Muchas veces actuamos conforme lo que creemos que el grupo o el entorno va a aprobar. Las personas orientadas al logro (los que buscan retos) uno de sus principales motores es el reconocimiento de quienes le rodean. Las personas afiliativas (las que quieren ser parte de un grupo) son también víctimas de la aprobación de los demás. Al igual que los que buscan el poder y la admiración del resto. La libertad de ser uno mismo pasa por no ser tan vulnerable al qué dirán. Parece que el síndrome de gustar al otro es algo de la adolescencia. Sin embargo, el afán hacia el poder y el logro que he visto en muchas personas en la empresa y en muchos directivos especificamente, les supone ser esclavos, no ser tan libres como se creen que son.

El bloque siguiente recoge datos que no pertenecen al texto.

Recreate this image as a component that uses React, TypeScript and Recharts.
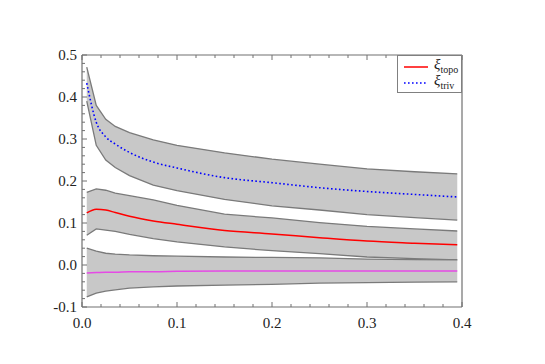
import { Area, ComposedChart, Legend, Line, XAxis, YAxis } from "recharts";

// sample positions along x
const xs = [0.005, 0.015, 0.025, 0.035, 0.05, 0.075, 0.1, 0.15, 0.2, 0.25, 0.3, 0.35, 0.395];

// trivial estimator: mean and band
const trivMean = [0.433, 0.34, 0.305, 0.288, 0.268, 0.245, 0.231, 0.208, 0.196, 0.184, 0.175, 0.168, 0.162];
const trivLow = [0.39, 0.285, 0.25, 0.232, 0.213, 0.19, 0.177, 0.156, 0.141, 0.131, 0.12, 0.113, 0.107];
const trivHigh = [0.471, 0.38, 0.347, 0.33, 0.315, 0.298, 0.285, 0.267, 0.252, 0.24, 0.229, 0.222, 0.217];

// topological estimator: mean and band
const topoMean = [0.124, 0.133, 0.131, 0.125, 0.116, 0.105, 0.097, 0.082, 0.074, 0.065, 0.057, 0.052, 0.048];
const topoLow = [0.071, 0.086, 0.083, 0.08, 0.073, 0.063, 0.055, 0.043, 0.034, 0.027, 0.019, 0.015, 0.012];
const topoHigh = [0.173, 0.181, 0.178, 0.171, 0.165, 0.155, 0.142, 0.121, 0.112, 0.101, 0.092, 0.086, 0.081];

// reference curve around zero
const zeroMean = [-0.019, -0.018, -0.017, -0.017, -0.016, -0.016, -0.015, -0.014, -0.014, -0.014, -0.014, -0.014, -0.014];
const zeroLow = [-0.076, -0.067, -0.062, -0.059, -0.055, -0.052, -0.05, -0.048, -0.046, -0.043, -0.042, -0.041, -0.04];
const zeroHigh = [0.04, 0.033, 0.028, 0.026, 0.024, 0.022, 0.021, 0.019, 0.018, 0.017, 0.014, 0.013, 0.012];

const xTicks = [0, 0.02, 0.04, 0.06, 0.08, 0.1, 0.12, 0.14, 0.16, 0.18, 0.2, 0.22, 0.24, 0.26, 0.28, 0.3, 0.32, 0.34, 0.36, 0.38, 0.4];
const yTicks = [-0.1, -0.08, -0.06, -0.04, -0.02, 0, 0.02, 0.04, 0.06, 0.08, 0.1, 0.12, 0.14, 0.16, 0.18, 0.2, 0.22, 0.24, 0.26, 0.28, 0.3, 0.32, 0.34, 0.36, 0.38, 0.4, 0.42, 0.44, 0.46, 0.48, 0.5];

const legendItems = [
  { sub: "topo", color: "#ff0000", dash: undefined },
  { sub: "triv", color: "#0000ff", dash: "1.6 2.4" },
];

const data = xs.map((x, i) => ({
  x,
  trivBand: [trivLow[i], trivHigh[i]],
  topoBand: [topoLow[i], topoHigh[i]],
  zeroBand: [zeroLow[i], zeroHigh[i]],
  triv: trivMean[i],
  topo: topoMean[i],
  zero: zeroMean[i],
}));

const FONT = "Liberation Serif, DejaVu Serif, serif";
const AXIS = "#707070";

const isMajor = (v: number) => Math.abs(v * 10 - Math.round(v * 10)) < 1e-6;

function makeTick(side: "bottom" | "top" | "left" | "right") {
  return (props: any) => {
    const { x, y, payload } = props;
    const v = payload.value as number;
    const len = isMajor(v) ? 5 : 3;
    let line;
    if (side === "bottom") line = <line x1={x} x2={x} y1={y} y2={y - len} stroke={AXIS} />;
    else if (side === "top") line = <line x1={x} x2={x} y1={y} y2={y + len} stroke={AXIS} />;
    else if (side === "left") line = <line x1={x} x2={x + len} y1={y} y2={y} stroke={AXIS} />;
    else line = <line x1={x} x2={x - len} y1={y} y2={y} stroke={AXIS} />;
    const txt = { fontFamily: FONT, fontSize: 15, fill: "#222" };
    let label = null;
    if (isMajor(v) && side === "bottom")
      label = (
        <text x={x} y={y + 21} textAnchor="middle" style={txt}>
          {v.toFixed(1)}
        </text>
      );
    if (isMajor(v) && side === "left")
      label = (
        <text x={x - 5} y={y + 5} textAnchor="end" style={txt}>
          {v.toFixed(1)}
        </text>
      );
    return (
      <g>
        {line}
        {label}
      </g>
    );
  };
}

function LegendBox() {
  return (
    <div
      style={{
        border: "1px solid #808080",
        background: "#fff",
        width: 63,
        height: 36,
        position: "relative",
        fontFamily: FONT,
      }}
    >
      {legendItems.map((it, i) => (
        <div key={it.sub} style={{ position: "absolute", left: 6, top: 3 + i * 16, height: 16, display: "flex", alignItems: "center" }}>
          <svg width={24} height={8}>
            <line x1={0} x2={24} y1={4} y2={4} stroke={it.color} strokeWidth={1.5} strokeDasharray={it.dash} />
          </svg>
          <span style={{ marginLeft: 6, fontSize: 15, lineHeight: "14px", color: "#222", fontFamily: FONT }}>
            <i>ξ</i>
            <sub style={{ fontSize: 10 }}>{it.sub}</sub>
          </span>
        </div>
      ))}
    </div>
  );
}

const axisCommon = {
  type: "number" as const,
  interval: 0 as const,
  tickSize: 0,
  tickMargin: 0,
  tickLine: false,
  axisLine: { stroke: AXIS, strokeWidth: 1.2 },
};

export default function App() {
  return (
    <ComposedChart
      width={545}
      height={364}
      data={data}
      style={{ fontFamily: FONT }}
      margin={{ top: 46, right: 90, bottom: 64, left: 73 }}
    >
      <XAxis {...axisCommon} xAxisId="b" dataKey="x" domain={[0, 0.4]} ticks={xTicks} height={1} tick={makeTick("bottom")} />
      <XAxis {...axisCommon} xAxisId="t" orientation="top" dataKey="x" domain={[0, 0.4]} ticks={xTicks} height={1} tick={makeTick("top")} />
      <YAxis {...axisCommon} yAxisId="l" domain={[-0.1, 0.5]} ticks={yTicks} width={1} tick={makeTick("left")} />
      <YAxis {...axisCommon} yAxisId="r" orientation="right" domain={[-0.1, 0.5]} ticks={yTicks} width={1} tick={makeTick("right")} />
      <Area xAxisId="b" yAxisId="l" dataKey="trivBand" type="linear" fill="#c8c8c8" fillOpacity={1} stroke="#7a7a7a" strokeWidth={1.3} isAnimationActive={false} />
      <Area xAxisId="b" yAxisId="l" dataKey="topoBand" type="linear" fill="#c8c8c8" fillOpacity={1} stroke="#7a7a7a" strokeWidth={1.3} isAnimationActive={false} />
      <Area xAxisId="b" yAxisId="l" dataKey="zeroBand" type="linear" fill="#c8c8c8" fillOpacity={1} stroke="#7a7a7a" strokeWidth={1.3} isAnimationActive={false} />
      <Line xAxisId="b" yAxisId="l" dataKey="zero" type="monotone" stroke="#e54ae5" strokeWidth={1.5} dot={false} isAnimationActive={false} />
      <Line xAxisId="b" yAxisId="l" dataKey="topo" type="monotone" stroke="#ff0000" strokeWidth={1.5} dot={false} isAnimationActive={false} />
      <Line xAxisId="b" yAxisId="l" dataKey="triv" type="monotone" stroke="#0000ff" strokeWidth={1.6} strokeDasharray="1.6 2.4" dot={false} isAnimationActive={false} />
      <Legend
        layout="vertical"
        align="center"
        verticalAlign="middle"
        wrapperStyle={{ left: 389, top: 47, width: 65, height: 38 }}
        content={() => <LegendBox />}
      />
    </ComposedChart>
  );
}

Y no siempre nos gusta asumir la libertad de ser uno mismo porque implica evitar las justificaciones de lo que hacemos (no he terminado el proyecto porque tenía muchos emails que contestar; no he viajado el fin de semana porque estaba muy cansada…). La libertad consiste en ser protagonista de nuestra vida y asumir el coste de las decisiones sin justificaciones (decidí contestar los emails, por lo que no he terminado el proyecto; decidí quedarme el fin de semana…). Cuesta más, por supuesto, porque no estamos acostumbrados (recordemos lo que decíamos en el colegio: «He aprobado» y «me han suspedido»). Pero cuando se consigue, se abre un inmenso universo de posibilidades y se gana en la libertad del ser uno mismo, sin importar tanto el qué dirán ni las justificaciones.